Ni que decir tiene que los Veedores, Intendentes y Comisarios de Guerra fueron verdaderos artilugios de disciplina monárquica para la centralización e integración de los dominios reales. Su trascendencia fue tal que en virtud de la directa relación Rey - Comisarios —elegidos, como es obvio, entre personas de absoluta confianza regia— se consiguió desbancar la ineficacia y dispersión política supuesta por el enfeudamiento, la venalidad, el localismo y el clasismo de los cargos medievales, y con ello la unidad y centralización de los reinos. Bien puede decirse de esta institución que fue el auténtico instrumento de la nueva idea del Estado. Pero la importancia histórica de esta figura —esencialmente militar— aumenta de valor si se piensa que es ahí, con transformaciones obvias, donde hunde sus raíces una institución orgánica de tanta vigencia actual como son los fundamentos de la estructura estatal centralizada napoleónica.

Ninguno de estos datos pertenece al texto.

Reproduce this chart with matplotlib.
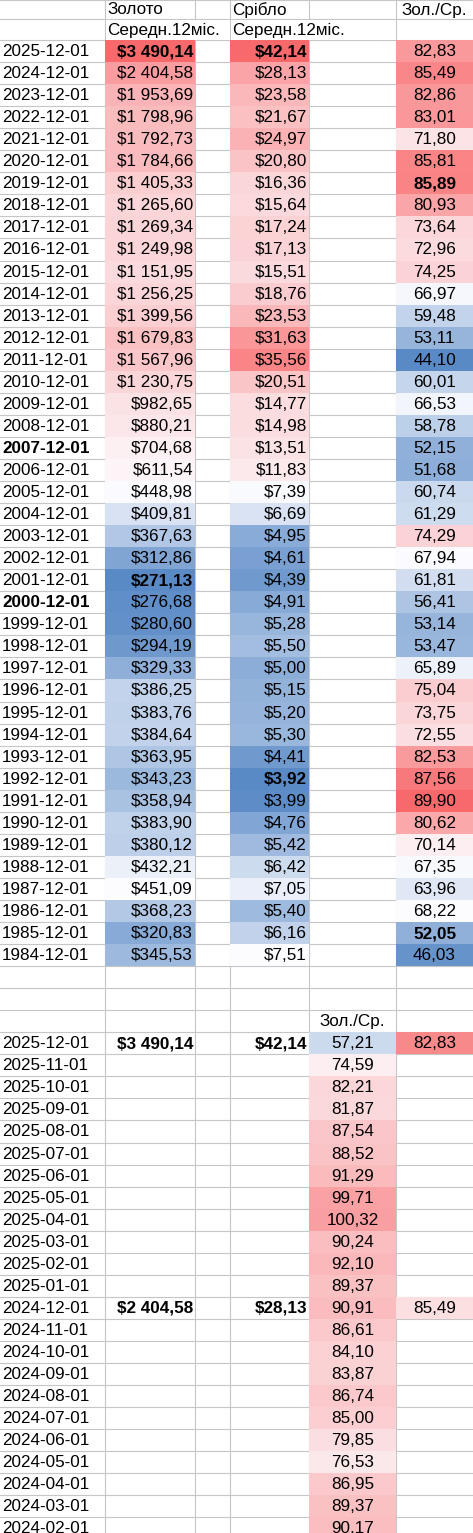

Por lo demás, la centralización de los ejércitos, que tuvo una motivación coyuntural en la amenaza de las tropas otomanas —de carácter permanente y muy adiestradas—, se apoyaría en factores tales como:
• La profesionalización del Ejército.
• La nacionalización de los cada vez crecientes gastos militares.
• La aparición de una Administración militar que se adelantó varios siglos y ejemplarizó en todo tiempo a la Administración civil.
En fin, la unidad y eficacia de las FAS. Para ello me basta recordar o hacer alusión a las ideas de honor, valor, competencia, jerarquía, disciplina, uniformidad, discreción, etc. Todos estos factores han sido decantados por el tiempo como virtudes consustanciales a las FAS.
No me parece necesario insistir en el hecho de que son esos rasgos propios los que contribuyen a perennizar la imagen histórica de las FAS. Ni tampoco la medida en que, por esta misma consistencia histórica, la mayor envergadura de las FAS ha determinado su adelantamiento e influencia en no pocos aspectos sobre el propio Estado.